[Code that draws figures]
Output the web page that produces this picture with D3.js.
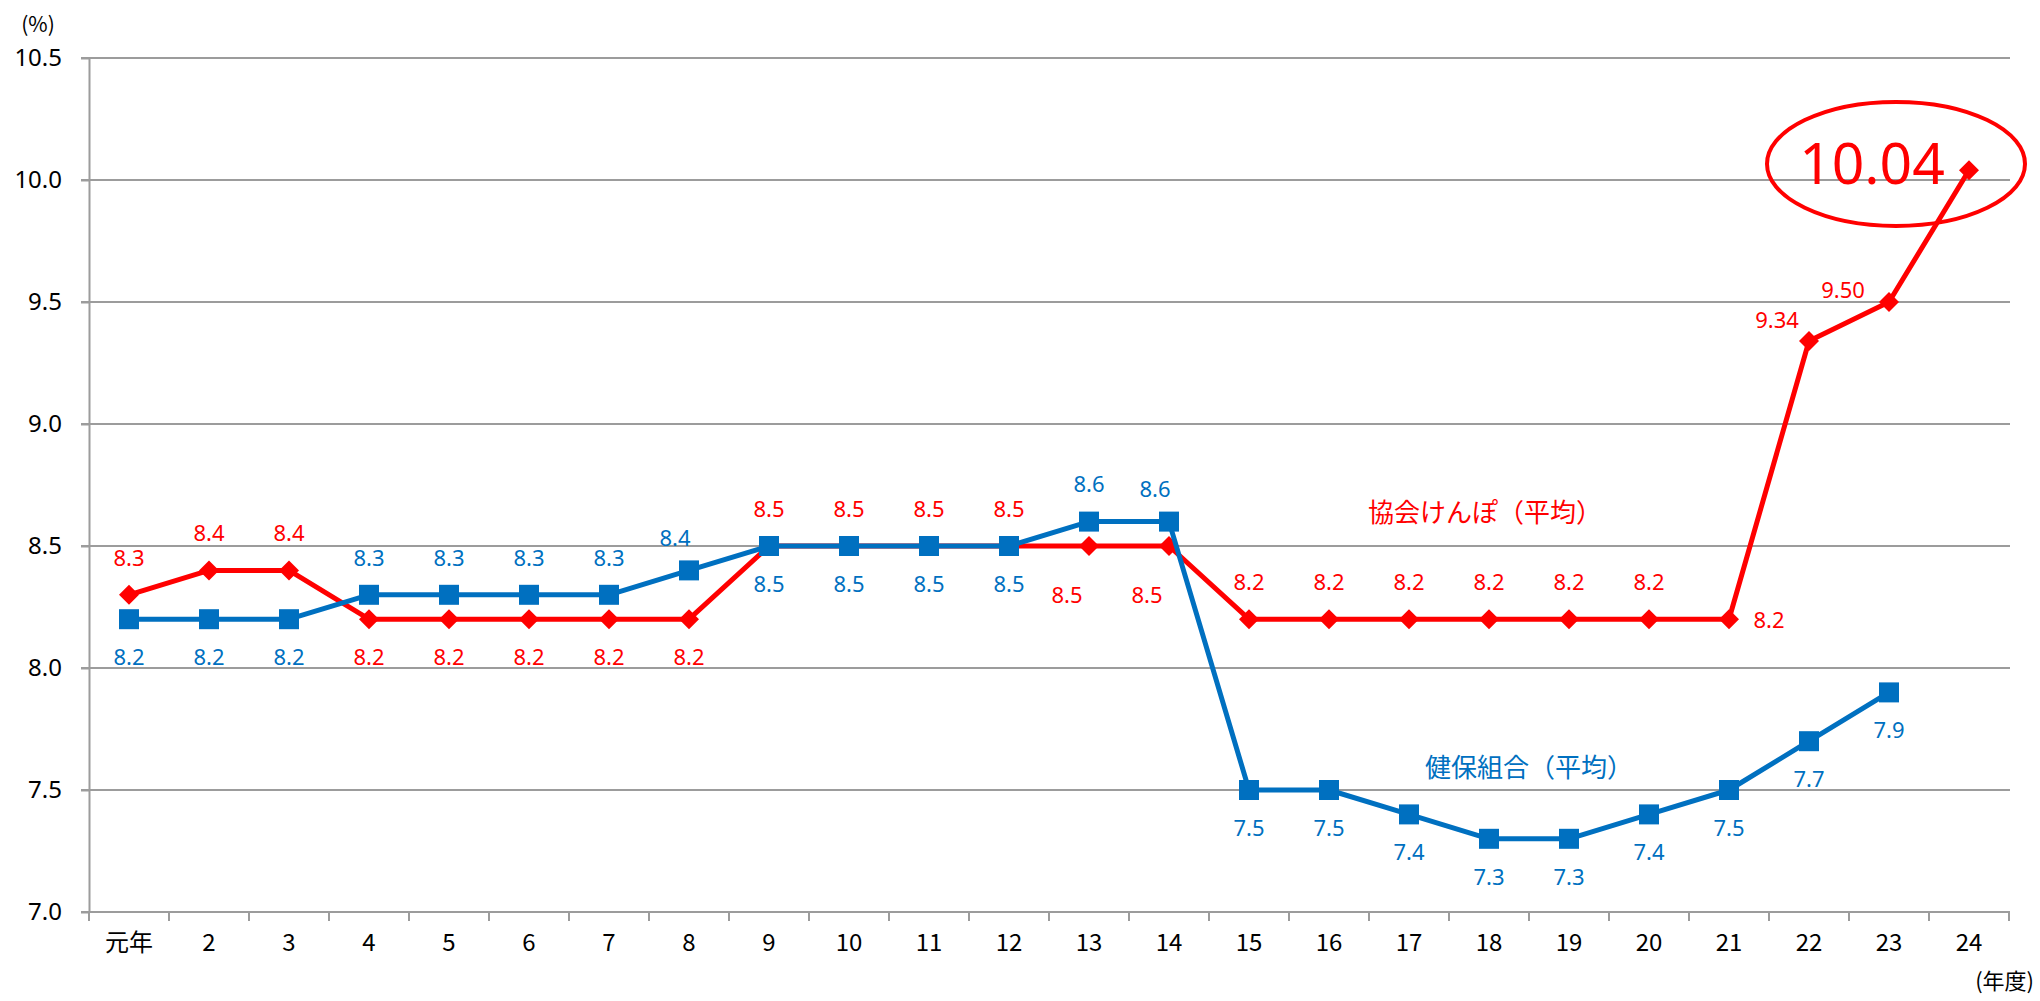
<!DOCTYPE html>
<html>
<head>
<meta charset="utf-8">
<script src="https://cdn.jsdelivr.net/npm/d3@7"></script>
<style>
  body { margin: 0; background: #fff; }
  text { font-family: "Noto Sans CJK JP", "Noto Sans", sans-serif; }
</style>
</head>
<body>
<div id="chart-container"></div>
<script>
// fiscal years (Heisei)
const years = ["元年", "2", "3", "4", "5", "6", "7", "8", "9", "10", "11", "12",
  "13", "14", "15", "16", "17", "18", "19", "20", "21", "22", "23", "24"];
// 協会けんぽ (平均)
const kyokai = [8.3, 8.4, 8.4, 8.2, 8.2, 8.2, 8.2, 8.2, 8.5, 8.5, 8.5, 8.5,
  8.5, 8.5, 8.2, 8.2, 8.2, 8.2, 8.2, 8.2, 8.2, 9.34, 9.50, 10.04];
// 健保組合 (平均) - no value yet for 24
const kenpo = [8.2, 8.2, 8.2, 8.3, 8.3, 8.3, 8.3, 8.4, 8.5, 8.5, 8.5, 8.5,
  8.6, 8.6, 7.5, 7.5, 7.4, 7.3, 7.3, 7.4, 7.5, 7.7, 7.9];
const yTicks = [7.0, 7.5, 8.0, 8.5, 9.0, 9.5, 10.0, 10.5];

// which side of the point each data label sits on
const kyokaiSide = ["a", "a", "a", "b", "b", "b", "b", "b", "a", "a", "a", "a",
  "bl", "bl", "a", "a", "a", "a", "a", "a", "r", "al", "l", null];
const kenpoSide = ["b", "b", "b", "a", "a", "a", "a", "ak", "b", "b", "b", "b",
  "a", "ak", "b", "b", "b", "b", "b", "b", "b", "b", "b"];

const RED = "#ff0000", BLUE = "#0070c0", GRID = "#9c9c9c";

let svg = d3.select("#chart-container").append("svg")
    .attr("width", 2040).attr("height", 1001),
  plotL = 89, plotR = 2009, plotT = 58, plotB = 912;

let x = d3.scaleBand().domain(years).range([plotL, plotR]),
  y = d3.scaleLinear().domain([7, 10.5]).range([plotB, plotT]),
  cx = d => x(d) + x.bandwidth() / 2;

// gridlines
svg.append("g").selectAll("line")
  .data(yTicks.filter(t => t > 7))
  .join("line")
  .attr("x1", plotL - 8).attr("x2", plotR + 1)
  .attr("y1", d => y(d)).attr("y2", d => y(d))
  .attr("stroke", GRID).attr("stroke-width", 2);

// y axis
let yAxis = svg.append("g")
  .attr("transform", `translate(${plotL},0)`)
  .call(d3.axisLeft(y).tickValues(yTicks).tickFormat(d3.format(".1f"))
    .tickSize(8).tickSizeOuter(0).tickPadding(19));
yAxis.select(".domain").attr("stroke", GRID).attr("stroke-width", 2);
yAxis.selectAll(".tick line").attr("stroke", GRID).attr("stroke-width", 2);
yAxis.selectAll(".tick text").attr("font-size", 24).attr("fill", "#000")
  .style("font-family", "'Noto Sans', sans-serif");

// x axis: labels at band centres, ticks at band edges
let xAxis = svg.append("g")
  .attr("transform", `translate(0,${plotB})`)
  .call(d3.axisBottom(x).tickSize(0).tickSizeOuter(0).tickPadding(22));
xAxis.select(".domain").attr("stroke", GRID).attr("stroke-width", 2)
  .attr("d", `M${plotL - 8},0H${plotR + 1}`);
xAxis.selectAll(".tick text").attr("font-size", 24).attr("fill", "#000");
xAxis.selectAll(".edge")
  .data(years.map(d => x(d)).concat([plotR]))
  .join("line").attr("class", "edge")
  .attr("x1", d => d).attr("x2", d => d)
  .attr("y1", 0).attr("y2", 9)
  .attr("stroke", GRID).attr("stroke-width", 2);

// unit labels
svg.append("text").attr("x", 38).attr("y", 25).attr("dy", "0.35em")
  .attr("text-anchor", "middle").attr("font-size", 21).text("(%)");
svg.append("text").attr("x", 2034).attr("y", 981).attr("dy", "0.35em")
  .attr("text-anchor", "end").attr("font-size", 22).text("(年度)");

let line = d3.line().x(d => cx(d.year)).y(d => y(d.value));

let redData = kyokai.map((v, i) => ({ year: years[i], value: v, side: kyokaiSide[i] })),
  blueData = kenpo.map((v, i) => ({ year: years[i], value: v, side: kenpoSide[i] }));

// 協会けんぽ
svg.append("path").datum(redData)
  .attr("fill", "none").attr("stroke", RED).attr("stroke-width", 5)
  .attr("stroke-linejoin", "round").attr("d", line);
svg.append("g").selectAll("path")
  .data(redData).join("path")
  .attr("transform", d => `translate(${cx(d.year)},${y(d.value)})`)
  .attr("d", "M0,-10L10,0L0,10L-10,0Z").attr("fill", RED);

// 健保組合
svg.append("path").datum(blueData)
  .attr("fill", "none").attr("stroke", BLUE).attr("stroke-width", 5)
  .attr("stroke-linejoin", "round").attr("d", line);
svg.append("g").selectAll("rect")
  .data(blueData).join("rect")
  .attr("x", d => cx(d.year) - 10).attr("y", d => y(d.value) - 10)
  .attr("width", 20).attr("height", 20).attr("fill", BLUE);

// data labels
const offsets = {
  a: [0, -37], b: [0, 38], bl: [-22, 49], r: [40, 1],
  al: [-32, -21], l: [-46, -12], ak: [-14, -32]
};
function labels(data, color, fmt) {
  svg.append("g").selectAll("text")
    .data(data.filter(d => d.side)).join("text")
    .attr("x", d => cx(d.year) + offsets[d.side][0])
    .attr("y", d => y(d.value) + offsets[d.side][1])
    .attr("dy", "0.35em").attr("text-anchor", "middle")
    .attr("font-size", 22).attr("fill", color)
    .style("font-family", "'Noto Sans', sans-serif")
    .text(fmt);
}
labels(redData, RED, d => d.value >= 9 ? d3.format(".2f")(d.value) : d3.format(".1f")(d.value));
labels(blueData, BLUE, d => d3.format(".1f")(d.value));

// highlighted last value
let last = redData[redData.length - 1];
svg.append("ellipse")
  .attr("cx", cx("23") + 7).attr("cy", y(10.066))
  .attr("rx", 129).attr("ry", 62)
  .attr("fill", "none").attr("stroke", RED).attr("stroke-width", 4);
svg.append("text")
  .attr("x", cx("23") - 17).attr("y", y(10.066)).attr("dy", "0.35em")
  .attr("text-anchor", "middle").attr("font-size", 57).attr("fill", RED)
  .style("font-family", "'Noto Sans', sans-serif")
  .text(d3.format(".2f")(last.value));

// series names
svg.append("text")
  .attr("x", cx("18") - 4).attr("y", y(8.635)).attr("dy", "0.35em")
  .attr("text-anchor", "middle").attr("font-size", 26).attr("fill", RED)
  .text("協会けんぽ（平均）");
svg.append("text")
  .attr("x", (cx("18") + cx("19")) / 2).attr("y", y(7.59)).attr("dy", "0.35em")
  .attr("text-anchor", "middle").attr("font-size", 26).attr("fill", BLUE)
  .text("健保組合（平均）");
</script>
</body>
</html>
==
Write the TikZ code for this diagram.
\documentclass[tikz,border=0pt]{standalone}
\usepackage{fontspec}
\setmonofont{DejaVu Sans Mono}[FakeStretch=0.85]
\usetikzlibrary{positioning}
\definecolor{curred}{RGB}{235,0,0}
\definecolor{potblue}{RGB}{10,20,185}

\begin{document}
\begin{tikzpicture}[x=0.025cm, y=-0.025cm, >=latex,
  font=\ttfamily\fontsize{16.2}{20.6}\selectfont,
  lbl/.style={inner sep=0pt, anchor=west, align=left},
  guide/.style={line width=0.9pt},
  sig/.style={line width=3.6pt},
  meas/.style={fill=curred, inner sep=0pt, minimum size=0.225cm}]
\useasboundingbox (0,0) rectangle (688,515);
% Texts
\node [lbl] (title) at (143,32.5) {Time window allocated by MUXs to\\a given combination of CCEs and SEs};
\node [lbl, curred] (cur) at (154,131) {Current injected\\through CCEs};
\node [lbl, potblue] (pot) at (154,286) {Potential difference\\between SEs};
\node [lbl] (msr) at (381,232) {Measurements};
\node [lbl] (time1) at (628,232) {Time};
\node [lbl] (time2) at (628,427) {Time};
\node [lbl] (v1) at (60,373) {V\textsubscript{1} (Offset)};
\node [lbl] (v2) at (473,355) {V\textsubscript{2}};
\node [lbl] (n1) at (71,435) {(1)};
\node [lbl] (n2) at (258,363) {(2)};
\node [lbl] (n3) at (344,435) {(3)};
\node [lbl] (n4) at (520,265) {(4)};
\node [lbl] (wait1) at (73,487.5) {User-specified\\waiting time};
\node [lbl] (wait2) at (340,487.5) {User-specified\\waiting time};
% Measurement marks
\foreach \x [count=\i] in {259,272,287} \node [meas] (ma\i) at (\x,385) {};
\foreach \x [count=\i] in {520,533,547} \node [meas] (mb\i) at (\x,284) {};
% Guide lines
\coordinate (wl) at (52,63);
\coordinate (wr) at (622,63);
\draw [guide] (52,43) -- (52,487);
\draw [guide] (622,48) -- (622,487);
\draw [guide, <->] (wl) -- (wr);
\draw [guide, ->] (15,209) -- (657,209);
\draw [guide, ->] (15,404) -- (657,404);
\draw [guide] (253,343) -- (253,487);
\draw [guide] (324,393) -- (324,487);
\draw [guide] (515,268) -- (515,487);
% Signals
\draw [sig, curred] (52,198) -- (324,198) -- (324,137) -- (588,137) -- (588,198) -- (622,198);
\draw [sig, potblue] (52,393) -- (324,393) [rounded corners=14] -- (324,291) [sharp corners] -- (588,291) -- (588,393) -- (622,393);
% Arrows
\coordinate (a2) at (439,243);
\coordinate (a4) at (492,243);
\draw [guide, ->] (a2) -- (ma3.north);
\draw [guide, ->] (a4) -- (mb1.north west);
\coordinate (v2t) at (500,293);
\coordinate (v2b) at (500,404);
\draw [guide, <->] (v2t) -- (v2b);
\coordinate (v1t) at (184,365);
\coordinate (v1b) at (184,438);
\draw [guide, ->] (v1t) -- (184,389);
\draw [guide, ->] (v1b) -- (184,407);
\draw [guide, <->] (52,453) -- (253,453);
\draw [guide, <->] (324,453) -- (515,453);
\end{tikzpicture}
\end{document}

> **EXERCISE**
In the entries above, find lines with "this" and copy each.

> **REPLY**
Output the web page that produces this picture with D3.js.
Write the TikZ code for this diagram.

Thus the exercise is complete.